Hudson’s second mistake is assuming that other people are telling the truth — especially journalists. In the rush to get in print in May 2011, no one bothered with accuracy, or with multiple independent sources. They just started typing. “Shaping the narrative,” gathering (or making up) facts that fit, hammering facts that didn’t into shape, throwing facts they didn’t like away.
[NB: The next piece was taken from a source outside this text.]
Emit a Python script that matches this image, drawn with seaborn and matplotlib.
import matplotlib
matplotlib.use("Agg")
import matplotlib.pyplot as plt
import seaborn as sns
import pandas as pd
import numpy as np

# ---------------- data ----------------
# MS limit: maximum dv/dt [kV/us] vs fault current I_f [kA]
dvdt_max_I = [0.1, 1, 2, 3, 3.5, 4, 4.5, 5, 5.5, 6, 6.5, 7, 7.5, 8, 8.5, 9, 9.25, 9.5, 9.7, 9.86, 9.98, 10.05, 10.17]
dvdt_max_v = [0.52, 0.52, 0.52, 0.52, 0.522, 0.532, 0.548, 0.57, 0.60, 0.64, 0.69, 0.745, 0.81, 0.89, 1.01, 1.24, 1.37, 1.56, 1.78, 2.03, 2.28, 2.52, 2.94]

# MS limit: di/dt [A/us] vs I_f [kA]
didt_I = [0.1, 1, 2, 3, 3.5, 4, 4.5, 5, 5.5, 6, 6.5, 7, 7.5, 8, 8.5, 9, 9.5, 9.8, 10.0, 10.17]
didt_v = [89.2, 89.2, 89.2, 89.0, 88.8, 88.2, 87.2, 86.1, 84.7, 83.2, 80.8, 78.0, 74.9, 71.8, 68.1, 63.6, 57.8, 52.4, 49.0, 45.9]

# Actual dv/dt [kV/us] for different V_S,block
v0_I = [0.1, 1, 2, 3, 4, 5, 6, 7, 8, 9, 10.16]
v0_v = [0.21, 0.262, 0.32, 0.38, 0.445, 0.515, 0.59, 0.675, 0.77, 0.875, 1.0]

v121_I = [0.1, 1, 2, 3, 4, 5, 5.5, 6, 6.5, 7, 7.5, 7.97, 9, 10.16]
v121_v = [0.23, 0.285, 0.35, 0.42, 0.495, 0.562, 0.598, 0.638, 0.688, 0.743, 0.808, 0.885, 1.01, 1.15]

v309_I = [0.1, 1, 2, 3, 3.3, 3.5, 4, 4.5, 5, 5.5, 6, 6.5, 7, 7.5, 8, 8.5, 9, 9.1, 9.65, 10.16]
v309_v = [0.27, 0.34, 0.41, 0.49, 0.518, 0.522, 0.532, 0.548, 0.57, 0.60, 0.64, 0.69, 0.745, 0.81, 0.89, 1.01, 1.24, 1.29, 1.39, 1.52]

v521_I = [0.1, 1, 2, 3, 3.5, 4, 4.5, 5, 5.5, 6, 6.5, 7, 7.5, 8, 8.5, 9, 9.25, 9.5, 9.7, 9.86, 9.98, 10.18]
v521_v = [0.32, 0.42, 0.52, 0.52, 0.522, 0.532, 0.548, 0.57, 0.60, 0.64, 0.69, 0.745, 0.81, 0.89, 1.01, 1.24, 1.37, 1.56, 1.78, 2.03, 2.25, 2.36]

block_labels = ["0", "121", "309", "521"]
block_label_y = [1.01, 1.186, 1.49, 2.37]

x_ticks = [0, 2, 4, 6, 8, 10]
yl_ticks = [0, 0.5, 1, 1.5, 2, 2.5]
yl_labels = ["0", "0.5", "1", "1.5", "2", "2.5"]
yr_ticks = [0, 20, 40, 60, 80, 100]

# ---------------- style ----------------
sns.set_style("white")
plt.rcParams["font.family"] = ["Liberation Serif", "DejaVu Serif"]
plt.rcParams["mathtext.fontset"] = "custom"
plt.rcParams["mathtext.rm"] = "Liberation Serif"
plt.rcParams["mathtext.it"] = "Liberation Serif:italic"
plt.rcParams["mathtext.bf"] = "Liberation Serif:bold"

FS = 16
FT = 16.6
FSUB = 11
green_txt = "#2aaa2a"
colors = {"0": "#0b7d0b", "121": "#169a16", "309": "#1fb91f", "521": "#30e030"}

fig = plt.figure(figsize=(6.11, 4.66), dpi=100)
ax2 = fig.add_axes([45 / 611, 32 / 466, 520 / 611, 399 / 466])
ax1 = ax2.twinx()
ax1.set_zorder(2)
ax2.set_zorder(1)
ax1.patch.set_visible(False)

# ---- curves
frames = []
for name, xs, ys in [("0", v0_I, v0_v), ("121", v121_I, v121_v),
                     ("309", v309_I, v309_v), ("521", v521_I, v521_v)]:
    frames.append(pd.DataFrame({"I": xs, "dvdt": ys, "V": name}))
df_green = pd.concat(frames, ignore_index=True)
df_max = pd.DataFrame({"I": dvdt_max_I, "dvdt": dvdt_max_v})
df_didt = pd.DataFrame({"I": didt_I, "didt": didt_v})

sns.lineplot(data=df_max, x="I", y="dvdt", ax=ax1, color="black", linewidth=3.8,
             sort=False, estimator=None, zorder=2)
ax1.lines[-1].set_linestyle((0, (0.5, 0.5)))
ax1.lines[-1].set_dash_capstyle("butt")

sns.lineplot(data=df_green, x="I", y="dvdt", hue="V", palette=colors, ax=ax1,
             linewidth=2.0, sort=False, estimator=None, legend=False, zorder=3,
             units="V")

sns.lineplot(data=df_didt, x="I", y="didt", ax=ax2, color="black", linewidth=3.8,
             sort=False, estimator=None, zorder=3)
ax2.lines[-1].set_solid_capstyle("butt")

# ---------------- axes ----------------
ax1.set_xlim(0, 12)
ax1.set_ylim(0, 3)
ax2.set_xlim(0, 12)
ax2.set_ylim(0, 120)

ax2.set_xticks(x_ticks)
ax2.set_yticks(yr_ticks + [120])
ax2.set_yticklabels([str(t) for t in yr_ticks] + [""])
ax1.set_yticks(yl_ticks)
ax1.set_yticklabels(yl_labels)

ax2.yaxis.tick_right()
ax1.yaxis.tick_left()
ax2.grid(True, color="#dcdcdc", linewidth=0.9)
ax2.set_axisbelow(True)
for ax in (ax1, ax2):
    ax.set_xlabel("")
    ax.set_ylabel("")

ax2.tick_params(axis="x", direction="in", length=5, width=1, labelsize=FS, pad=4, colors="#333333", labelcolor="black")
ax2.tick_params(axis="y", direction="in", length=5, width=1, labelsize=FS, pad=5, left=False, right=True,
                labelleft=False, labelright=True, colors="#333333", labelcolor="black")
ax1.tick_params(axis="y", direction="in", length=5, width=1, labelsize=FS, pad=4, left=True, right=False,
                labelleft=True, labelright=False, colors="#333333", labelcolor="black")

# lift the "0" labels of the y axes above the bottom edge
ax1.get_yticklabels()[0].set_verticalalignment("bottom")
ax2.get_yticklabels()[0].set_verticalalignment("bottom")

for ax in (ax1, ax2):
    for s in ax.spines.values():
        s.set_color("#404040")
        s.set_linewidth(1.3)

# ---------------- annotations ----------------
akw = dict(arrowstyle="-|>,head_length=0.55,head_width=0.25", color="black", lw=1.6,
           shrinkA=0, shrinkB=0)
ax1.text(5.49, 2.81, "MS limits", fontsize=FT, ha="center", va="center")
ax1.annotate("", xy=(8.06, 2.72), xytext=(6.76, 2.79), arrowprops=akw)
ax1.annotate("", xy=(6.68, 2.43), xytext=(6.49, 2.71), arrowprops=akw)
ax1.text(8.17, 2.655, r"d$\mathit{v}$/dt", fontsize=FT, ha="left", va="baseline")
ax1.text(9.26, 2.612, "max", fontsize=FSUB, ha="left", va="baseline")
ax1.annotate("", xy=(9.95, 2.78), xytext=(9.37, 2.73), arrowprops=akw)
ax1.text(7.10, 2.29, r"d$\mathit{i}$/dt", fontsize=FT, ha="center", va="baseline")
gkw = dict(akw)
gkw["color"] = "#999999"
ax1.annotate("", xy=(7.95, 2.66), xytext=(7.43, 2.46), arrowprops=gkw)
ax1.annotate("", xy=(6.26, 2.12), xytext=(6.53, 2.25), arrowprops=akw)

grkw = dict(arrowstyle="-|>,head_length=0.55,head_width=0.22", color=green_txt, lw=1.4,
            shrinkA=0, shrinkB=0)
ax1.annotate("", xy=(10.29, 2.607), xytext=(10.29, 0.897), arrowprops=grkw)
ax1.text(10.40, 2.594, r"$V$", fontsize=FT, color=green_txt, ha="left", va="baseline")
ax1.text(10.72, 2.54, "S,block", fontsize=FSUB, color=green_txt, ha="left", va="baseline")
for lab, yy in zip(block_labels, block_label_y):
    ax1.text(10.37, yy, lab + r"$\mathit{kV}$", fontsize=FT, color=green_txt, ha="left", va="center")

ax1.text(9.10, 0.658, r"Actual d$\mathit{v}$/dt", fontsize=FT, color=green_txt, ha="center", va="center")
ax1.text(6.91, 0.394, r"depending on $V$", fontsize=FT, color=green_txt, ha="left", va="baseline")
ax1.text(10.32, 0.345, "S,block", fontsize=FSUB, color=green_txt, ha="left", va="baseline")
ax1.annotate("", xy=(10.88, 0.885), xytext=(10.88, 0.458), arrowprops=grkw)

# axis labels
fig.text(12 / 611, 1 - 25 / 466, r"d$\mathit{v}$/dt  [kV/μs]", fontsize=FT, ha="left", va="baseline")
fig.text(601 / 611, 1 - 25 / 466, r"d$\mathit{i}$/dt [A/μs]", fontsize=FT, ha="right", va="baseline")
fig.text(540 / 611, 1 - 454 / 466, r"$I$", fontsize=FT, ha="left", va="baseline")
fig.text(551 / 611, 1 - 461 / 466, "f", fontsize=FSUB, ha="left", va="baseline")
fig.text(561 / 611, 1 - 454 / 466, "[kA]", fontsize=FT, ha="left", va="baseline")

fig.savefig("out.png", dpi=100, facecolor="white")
That’s how they roll.
In the latest, Hudson is upset that information in a speech by a CIA lawyer — trust us, he wasn’t there either, and like any lawyer is closer to being part of the problem set than part of the solutions toolbox — contradicts previous statements by Administration wallahs who also weren’t there, some of whom were quoted anonymously by other journalists (try to give that word the tone it needs, somewhere between oxygen thieves and pedophiles).
If you’re concerned about the anonymous (and probably either uninformed or nonexistent) sources of CBS’s David Martin disagreeing with the anonymous (and probably nonexistent) sources of the New Yorker’s Nicholas Schmidle, go for it.
(One thing Hudson has done is brought out the crazies in his comments section. It’s entertaining in an I-shouldn’t-be-laughing-at-these-peoples’-mental-disabilities kind of way. You know the signs: irrational conspiracy theories, accusations of cover-up, blocks of text with no paragraphs).
(*) Terrorologist: a term used exclusively by self-promoting phonies. Hudson doesn’t use it, but he deserves it after this pathetic column).